Courts have found that students have a substantive due process right to be free from certain actions aimed at them by their teachers, such as sexual assault. See Stoneking v. Bradford Area School Dist., 882 F.2d , 727 (3d Cir. 1989). Here, however, the failures of the teachers were ones of omission; they did not prohibit plaintiff from playing in a basketball game after she injured herself. Such action, while inadvisable, does not constitute the sort of egregious behavior that rises to the level of a substantive due process violation.*fn1 See, e.g., Neal v. Fulton County Bd. of Educ., 229 F.3d 1069, 1077 (11th Cir. 2000) (finding that plaintiff had stated a claim for substantive due process by alleging that a football coach had disciplined him by striking him in the head with a metal lock, knocking out his eye); Lillard v. Shelby County Bd. of Educ., 76 F.3d 716, 726 (6th Cir. 1996) (finding that a teacher and coach's single slap of one student and suggestive touching and "inappropriate" comments to another did not constitute conscience-shocking behavior). The conduct of the coaches in this case, where they failed to prevent a student from exercising her desire to play in a game, does not equal that of a coach striking a player with a weapon and causing grave injury. An ill-advised decision to allow a player to participate does not shock the conscience.

Plaintiff has therefore not stated a Fourteenth Amendment Due Process claim, and we are forced to dismiss her federal constitutional claims. The facts alleged by the plaintiff resulted in a tragic outcome; we cannot, however, find a constitutional violation in conduct by a state actor that, as alleged, rises only to the level of negligence.

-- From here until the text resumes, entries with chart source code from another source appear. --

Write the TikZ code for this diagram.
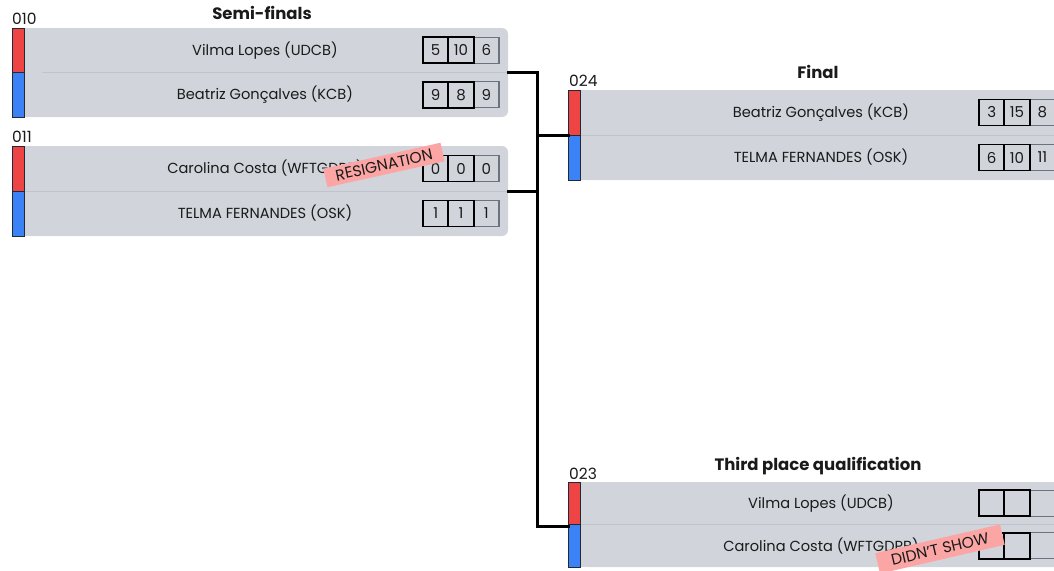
\documentclass[tikz,border=0pt]{standalone}
\usepackage{fontspec}
\setmainfont{Poppins}
\definecolor{rowbg}{HTML}{D1D5DB}
\definecolor{redc}{HTML}{EF4444}
\definecolor{bluec}{HTML}{3B82F6}
\definecolor{barline}{HTML}{1F2937}
\definecolor{divline}{HTML}{BFC3CA}
\definecolor{tagpink}{HTML}{FCA5A5}
\definecolor{txt}{HTML}{1A1A1A}
\definecolor{lastbox}{HTML}{6B7280}
\begin{document}
\begin{tikzpicture}[x=1pt,y=-1pt,
  graybox/.style={fill=rowbg, rounded corners=6pt, minimum width=484pt, inner sep=0pt, outer sep=0pt, anchor=north west},
  redbar/.style={fill=redc, draw=barline, line width=1pt, minimum width=12pt, inner sep=0pt, outer sep=0pt, anchor=north west},
  bluebar/.style={fill=bluec, draw=barline, line width=1pt, minimum width=12pt, inner sep=0pt, outer sep=0pt, anchor=north west},
  divider/.style={draw=divline, line width=0.8pt},
  pname/.style={font=\fontsize{14.6}{17}\selectfont, text=txt},
  title/.style={font=\fontsize{16.5}{19}\selectfont\bfseries, text=txt},
  mlabel/.style={font=\fontsize{15.5}{17}\selectfont, text=txt, inner sep=0pt, anchor=west},
  scorebox/.style={draw=black, line width=1.8pt, minimum width=25.3pt, minimum height=26pt, inner sep=0pt, font=\fontsize{15}{17}\selectfont, text=txt},
  lastscore/.style={scorebox, draw=lastbox, line width=1.3pt},
  tag/.style={fill=tagpink, text=txt, font=\fontsize{15.5}{17}\selectfont, inner sep=0pt, minimum height=19pt},
  conn/.style={draw=black, line width=3pt, line cap=rect}
]
\useasboundingbox (0,0) rectangle (1054,570);
\clip (0,0) rectangle (1054,570);

% ---------- titles ----------
\node[title] (tsemi) at (262,13) {Semi-finals};
\node[title] (tfinal) at (818,72) {Final};
\node[title] (tthird) at (818,466) {Third place qualification};

% ---------- match 010 ----------
\node[mlabel] (l010) at (12,19) {010};
\node[graybox, minimum height=89pt] (m010) at (24,28) {};
\fill[rowbg] (m010.north west) rectangle ([xshift=20pt]m010.south west);
\draw[divider] (42,72.5) -- (m010.east);
\node[redbar, minimum height=44.5pt] (r010) at (12,28) {};
\node[bluebar, minimum height=44.5pt] (u010) at (12,72.5) {};
\node[pname] (p010a) at (265,50.25) {Vilma Lopes (UDCB)};
\node[pname] (p010b) at (265,94.75) {Beatriz Gonçalves (KCB)};
\node[lastscore] (s010a3) at (486.33,50.25) {6};
\node[scorebox] (s010a1) at (435.67,50.25) {5};
\node[scorebox] (s010a2) at (461,50.25) {10};
\node[lastscore] (s010b3) at (486.33,94.75) {9};
\node[scorebox] (s010b1) at (435.67,94.75) {9};
\node[scorebox] (s010b2) at (461,94.75) {8};

% ---------- match 011 ----------
\node[mlabel] (l011) at (12,137) {011};
\node[graybox, minimum height=90pt] (m011) at (24,146) {};
\fill[rowbg] (m011.north west) rectangle ([xshift=20pt]m011.south west);
\draw[divider] (m011.west) -- (m011.east);
\node[redbar, minimum height=45pt] (r011) at (12,146) {};
\node[bluebar, minimum height=45pt] (u011) at (12,191) {};
\node[pname] (p011a) at (265,168.5) {Carolina Costa (WFTGDPB)};
\node[pname] (p011b) at (265,213.5) {TELMA FERNANDES (OSK)};
\node[lastscore] (s011a3) at (486.33,168.5) {0};
\node[scorebox] (s011a1) at (435.67,168.5) {0};
\node[scorebox] (s011a2) at (461,168.5) {0};
\node[lastscore] (s011b3) at (486.33,213.5) {1};
\node[scorebox] (s011b1) at (435.67,213.5) {1};
\node[scorebox] (s011b2) at (461,213.5) {1};
\node[tag, minimum width=120pt, rotate=12.5] (t011) at (384,165) {RESIGNATION};

% ---------- final 024 ----------
\node[mlabel] (l024) at (569,81) {024};
\node[graybox, minimum height=90pt] (m024) at (580,90) {};
\fill[rowbg] (m024.north west) rectangle ([xshift=20pt]m024.south west);
\draw[divider] (m024.west) -- (m024.east);
\node[redbar, minimum height=45pt] (r024) at (568,90) {};
\node[bluebar, minimum height=45pt] (u024) at (568,135) {};
\node[pname] (p024a) at (821,112.5) {Beatriz Gonçalves (KCB)};
\node[pname] (p024b) at (821,157.5) {TELMA FERNANDES (OSK)};
\node[lastscore] (s024a3) at (1042.33,112.5) {8};
\node[scorebox] (s024a1) at (991.67,112.5) {3};
\node[scorebox] (s024a2) at (1017,112.5) {15};
\node[lastscore] (s024b3) at (1042.33,157.5) {11};
\node[scorebox] (s024b1) at (991.67,157.5) {6};
\node[scorebox] (s024b2) at (1017,157.5) {10};

% ---------- third place 023 ----------
\node[mlabel] (l023) at (569,474) {023};
\node[graybox, minimum height=85pt] (m023) at (580,482) {};
\fill[rowbg] (m023.north west) rectangle ([xshift=20pt]m023.south west);
\draw[divider] (m023.west) -- (m023.east);
\node[redbar, minimum height=42.5pt] (r023) at (568,482) {};
\node[bluebar, minimum height=42.5pt] (u023) at (568,524.5) {};
\node[pname] (p023a) at (821,503.25) {Vilma Lopes (UDCB)};
\node[pname] (p023b) at (821,545.75) {Carolina Costa (WFTGDPB)};
\node[lastscore] (s023a3) at (1042.33,503.25) {};
\node[scorebox] (s023a1) at (991.67,503.25) {};
\node[scorebox] (s023a2) at (1017,503.25) {};
\node[lastscore] (s023b3) at (1042.33,545.75) {};
\node[scorebox] (s023b1) at (991.67,545.75) {};
\node[scorebox] (s023b2) at (1017,545.75) {};
\node[tag, minimum width=128pt, minimum height=21pt, rotate=13] (t023) at (940,549) {DIDN'T SHOW};

% ---------- connectors ----------
\coordinate (jtop) at (537,72.5);
\coordinate (jbot) at (537,526);
\draw[conn] (m010.east) -- (jtop) -- (jbot) -- (jbot -| r023.west);
\draw[conn] (m011.east) -- (m011.east -| jtop);
\draw[conn] (r024.south west) -- (r024.south west -| jtop);
\end{tikzpicture}
\end{document}
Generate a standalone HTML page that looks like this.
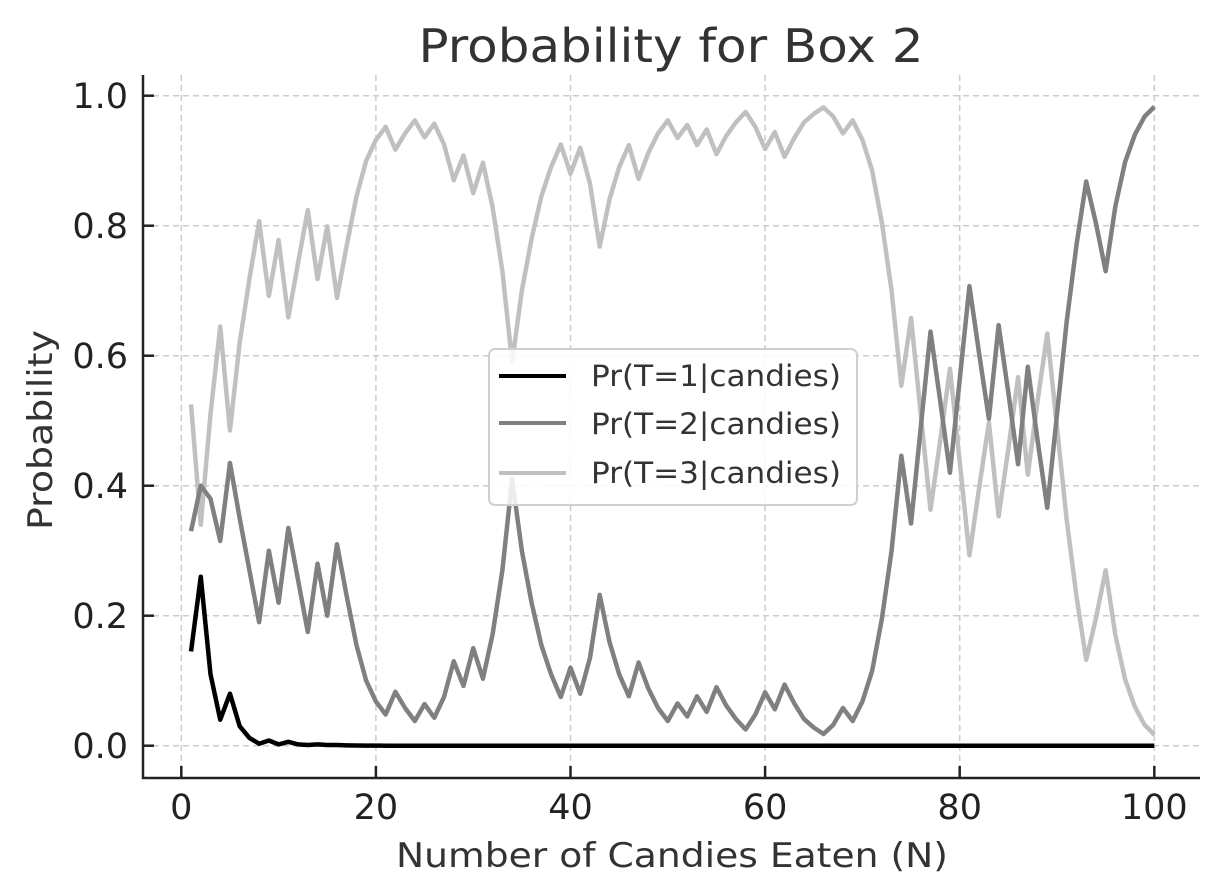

Before dismissing this case, however, we will grant the plaintiff leave to file an amended complaint that properly sets forth a constitutional due process claim. See Alston v. Parker, 363 F.3d 229, 235 (3d Cir. 2004) (holding that if a complaint is subject to Rule 12(b)(6) dismissal, we must permit a curative amendment unless such an amendment would be inequitable or futile). We will, therefore, grant the plaintiff twenty (20) days to file an amended complaint which properly pleads her constitutional due process claim.

Claims Against the School District

Plaintiff also raises claims against the school district. Under Section 1983 respondeat superior liability is unavailable, and torts committed by employees do not make a municipality liable: "a local governing body can be held liable only for an official policy or custom." San Filipo v. Bongiovanni, 30 F. 3d 424, 445 (3d Cir. 1994). Under the standard first articulated in Monell v. Dept. of Social Services, "local governing bodies . . . can be sued directly under §1983 . . . where, as here, the action that is alleged to be unconstitutional implements or executes a policy statement, ordinance, regulation, or decision officially adopted and promulgated by that body's officers." Monell v. Dept. of Social Services of the City of New York, 436 U.S. 658, 690 (1978). Liability exists when "'there is a direct causal link between a municipal policy or custom and the alleged constitutional deprivation.'" Brown v. Muhlenberg Twp., 269 F.3d 205, 214 (3d Cir. 2001) (quoting City of Canton v. Harris, 489 U.S. 378, 385 (1989). Here, because we have not found that plaintiff has properly raised a claim that she suffered a violation of her constitutional rights, we cannot find that any municipal policy or custom led to such a violation. Accordingly, we will dismiss the case against the school board as well.

State Law Claims

Because we have dismissed all of plaintiff's federal claims, we lack jurisdiction to hear any of her state-law claims. See United Mine Workers v. Gibbs, 383 U.S. 715, 726 (1966). We are a court of limited jurisdiction, and we will therefore dismiss those claims.


Because plaintiff has not alleged any facts which, if proved, would entitle her to relief, we will grant the defendants' motion to dismiss her claims without prejudice. An appropriate order follows.

ORDER AND NOW, to wit, this 4th day of December 2007, the defendants' motion to dismiss plaintiff's claim (Doc. 10) is hereby GRANTED to the extent that this case will be dismissed in twenty (20) days if the plaintiff fails to file an amended complaint that properly pleads a constitutional due process claim.